OREANDA-NEWS. September 26, 2016. UCLA students working in the Villa Labs as part of the UCLA/Getty Program in the Conservation of Archaeological and Ethnographic Materials.

UCLA has received a \\$450,000 grant from the Andrew W. Mellon Foundation intended to help increase diversity in the study and practice of art conservation, a field dominated by professionals who identify as non-Hispanic white.

The grant, titled “Introducing Conservation through Diversity Internships: A Pilot Program” will support a four-year pilot program designed to provide greater access to and information about the field of conservation by creating materials about art conservation, establishing outreach programs in schools and organizations in underrepresented communities, developing workshops for interested students and funding undergraduate internships.
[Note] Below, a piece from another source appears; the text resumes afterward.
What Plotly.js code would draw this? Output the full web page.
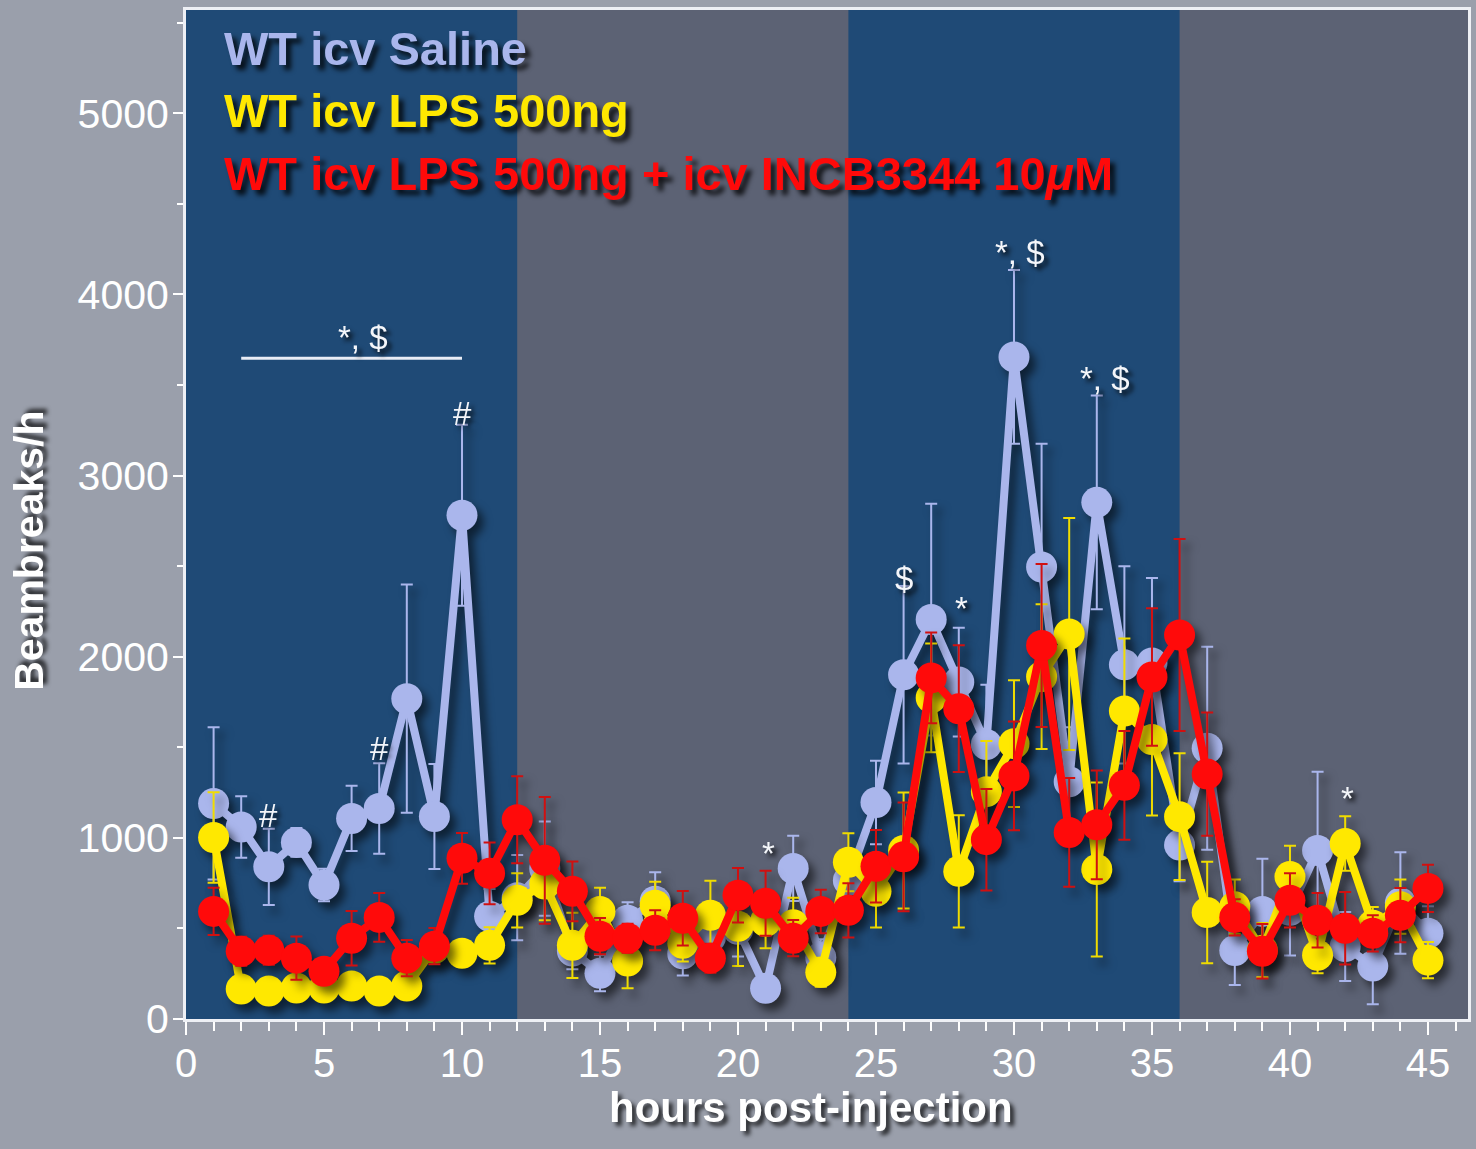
<!DOCTYPE html>
<html>
<head>
<meta charset="utf-8">
<script src="https://cdn.plot.ly/plotly-3.0.1.min.js"></script>
<style>
  html, body { margin: 0; padding: 0; background: #9a9fab; }
  #chart { width: 1476px; height: 1149px; }
  #chart .scatterlayer .trace { filter: drop-shadow(6px 7px 4px rgba(0,0,0,0.55)); }
</style>
</head>
<body>
<div id="chart"></div>
<script>
// ---- data ----
const hours = [1,2,3,4,5,6,7,8,9,10,11,12,13,14,15,16,17,18,19,20,21,22,23,24,25,26,27,28,29,30,31,32,33,34,35,36,37,38,39,40,41,42,43,44,45];

const salineName = "WT icv Saline";
const salineMean = [1190,1060,840,975,740,1107,1162,1768,1118,2781,567,670,830,375,253,545,650,360,450,495,170,831,340,765,1195,1900,2205,1860,1515,3655,2495,1310,2852,1955,1965,960,1495,378,594,600,930,400,292,640,473];
const salineErr  = [420,170,210,80,90,180,250,630,290,500,150,235,260,100,100,100,160,120,120,150,60,180,100,100,230,490,640,300,330,480,680,300,590,545,470,200,560,190,290,250,435,190,210,280,150];

const lpsName = "WT icv LPS 500ng";
const lpsMean = [1002,165,154,171,171,182,154,182,390,363,407,655,745,407,594,320,628,418,573,512,540,520,258,865,705,930,1773,815,1255,1520,1890,2125,825,1700,1543,1117,588,620,380,787,352,969,518,620,325];
const lpsErr  = [250,40,40,40,40,40,40,40,50,50,100,150,200,180,130,150,130,100,190,220,150,150,80,160,200,320,300,310,280,350,400,640,480,400,420,350,280,150,150,170,100,150,100,150,100];

const incbName = "WT icv LPS 500ng + icv INCB3344 10μM";
const incbMean = [594,374,380,336,264,446,561,336,402,887,804,1100,876,705,457,446,490,556,336,683,639,446,594,600,843,895,1883,1713,990,1342,2062,1030,1072,1290,1888,2120,1352,561,374,655,545,501,473,573,721];
const incbErr  = [130,80,80,120,70,150,135,100,100,140,170,240,350,165,100,80,110,150,80,150,180,100,120,150,200,300,250,350,280,300,450,300,300,300,380,530,340,100,150,150,150,200,100,150,130];

const xTickVals = [0,5,10,15,20,25,30,35,40,45];
const yTickVals = [0,1000,2000,3000,4000,5000];
const darkPhases = [[0,12],[24,36]];

// significance marks: [x, y, text]
const sigMarks = [
  [6.4, 3760, "*, $"],
  [3, 1126, "#"],
  [7, 1496, "#"],
  [10, 3344, "#"],
  [26, 2434, "$"],
  [28.1, 2268, "*"],
  [30.2, 4233, "*, $"],
  [33.3, 3538, "*, $"],
  [21.1, 916, "*"],
  [42.1, 1220, "*"]
];
const sigBar = {x0: 2, x1: 10, y: 3648};

// ---- styling ----
const FONT = '"Liberation Sans", Arial, sans-serif';
const cSaline = '#aab6ec';
const cLps = '#ffe800';
const cIncb = '#ff0a0a';

function series(name, y, err, color, errColor) {
  return {
    type: 'scatter', mode: 'lines+markers', name: name,
    x: hours, y: y,
    line: {color: color, width: 8},
    marker: {color: color, size: 31, line: {width: 0}},
    error_y: {type: 'data', array: err, visible: true, color: errColor, thickness: 2, width: 6},
    cliponaxis: false
  };
}

const traces = [
  series(salineName, salineMean, salineErr, cSaline, cSaline),
  series(lpsName, lpsMean, lpsErr, cLps, '#f0dc00'),
  series(incbName, incbMean, incbErr, cIncb, '#d01010')
];

const shapes = darkPhases.map(p => ({
  type: 'rect', xref: 'x', yref: 'paper', x0: p[0], x1: p[1], y0: 0, y1: 1,
  fillcolor: '#1f4a76', line: {width: 0}, layer: 'below'
}));
shapes.push({type: 'line', xref: 'x', yref: 'y', x0: sigBar.x0, x1: sigBar.x1, y0: sigBar.y, y1: sigBar.y,
  line: {color: '#e8ecf5', width: 3}});

const shadow = '4px 4px 4px rgba(0,0,0,0.75)';
const annotations = sigMarks.map(m => ({
  x: m[0], y: m[1], xref: 'x', yref: 'y', text: m[2], showarrow: false,
  font: {family: FONT, size: 33, color: '#f4f6fa', shadow: shadow}, xanchor: 'center', yanchor: 'middle'
}));

const legendLines = [
  [salineName, cSaline, 0.962],
  [lpsName, cLps, 0.900],
  ["WT icv LPS 500ng + icv INCB3344 10<i>μ</i>M", cIncb, 0.838]
];
legendLines.forEach(l => annotations.push({
  x: 0.028, y: l[2], xref: 'paper', yref: 'paper', text: '<b>' + l[0] + '</b>', showarrow: false,
  xanchor: 'left', yanchor: 'middle',
  font: {family: FONT, size: 47, color: l[1], shadow: '5px 5px 5px rgba(0,0,0,0.8)'}
}));

annotations.push({
  x: 0.4875, y: -0.088, xref: 'paper', yref: 'paper', text: '<b>hours post-injection</b>', showarrow: false,
  xanchor: 'center', yanchor: 'middle', font: {family: FONT, size: 42, color: '#ffffff', shadow: shadow}
});
annotations.push({
  x: -0.122, y: 0.4636, xref: 'paper', yref: 'paper', text: '<b>Beambreaks/h</b>', showarrow: false,
  textangle: -90, xanchor: 'center', yanchor: 'middle', font: {family: FONT, size: 41, color: '#ffffff', shadow: shadow}
});

const layout = {
  width: 1476, height: 1149,
  margin: {l: 186, r: 8, t: 10, b: 130, pad: 0},
  paper_bgcolor: '#9a9fab',
  plot_bgcolor: '#5c6274',
  showlegend: false,
  xaxis: {
    range: [0, 46.45], tickvals: xTickVals, ticktext: xTickVals.map(String),
    ticks: 'outside', ticklen: 13, tickwidth: 2, tickcolor: '#ffffff',
    minor: {dtick: 1, tick0: 0, ticks: 'outside', ticklen: 9, tickwidth: 2, tickcolor: '#ffffff', showgrid: false},
    showline: true, linecolor: '#eef0f5', linewidth: 3, mirror: true,
    showgrid: false, zeroline: false, ticklabelstandoff: -6,
    tickfont: {family: FONT, size: 40, color: '#ffffff'}
  },
  yaxis: {
    range: [0, 5570], tickvals: yTickVals, ticktext: yTickVals.map(String),
    ticks: 'outside', ticklen: 10, tickwidth: 2, tickcolor: '#ffffff',
    minor: {dtick: 500, tick0: 0, ticks: 'outside', ticklen: 6, tickwidth: 2, tickcolor: '#ffffff', showgrid: false},
    showline: true, linecolor: '#eef0f5', linewidth: 3, mirror: true,
    showgrid: false, zeroline: false, ticklabelstandoff: -4,
    tickfont: {family: FONT, size: 41, color: '#ffffff'}
  },
  shapes: shapes,
  annotations: annotations
};

Plotly.newPlot('chart', traces, layout, {displayModeBar: false, staticPlot: true});
</script>
</body>
</html>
“There is a distinct lack of diversity in the professional field of art conservation,” said principal investigator Ellen Pearlstein, professor of information studies and conservation at UCLA. “Non-Hispanic whites dominate leadership positions in museums, in private practice, and in education.”

According to research gathered as part of the Andrew W. Mellon Foundation Art Museum Staff Demographic Survey published in July 2015, a survey of 494 museum conservator respondents showed that 87.25 percent are white, 4.25 percent are Asian, 4.05 percent are Hispanic, 1.42 percent are African-American and 2 percent are all other groups.

“There is also an increasing interest in libraries, archives and museums themselves that celebrate diverse cultures, languages and races, including a growing number of museum collections with a Latin American focus,” said Pearlstein, founding faculty member in the UCLA/Getty Program in the Conservation of Archaeological and Ethnographic Material. “We’ve designed this program to initiate an educational pipeline into the field of conservation, and one that is more pressing than ever, considering how cultural diversity might benefit the research and interpretation of such collections and institutions.”

Beginning in January 2017 Pearlstein and other UCLA faculty will focus on planning, including the creation of an advisory committee that includes educators from other campuses and museum conservators. They hope to build a West Coast hub of ongoing activity around diversity in the field of conservation. This committee will develop proposed pilot workshops for potential conservation majors, host and advise students during pre-graduate program internships, serve as mentors and participate in applicant and program evaluations, Pearlstein said.

Beginning in the fall of 2017, outreach sessions will be held at area colleges, promoting opportunities to apply for six-day workshops for 12-15 students each, to be offered in the summers of 2018 and 2019 at the UCLA/Getty Program laboratories at the Getty Villa. Workshops will include a combination of theoretical discussions, practical exercises, and visits to museums and conservation labs in the greater Los Angeles area.

The internship program will launch during the summers of 2019 and 2020, with six internship opportunities taking place each summer. These 10-week, pre-program internships at leading conservation labs will be offered to exceptional workshop participants, as part of their preparation for graduate study.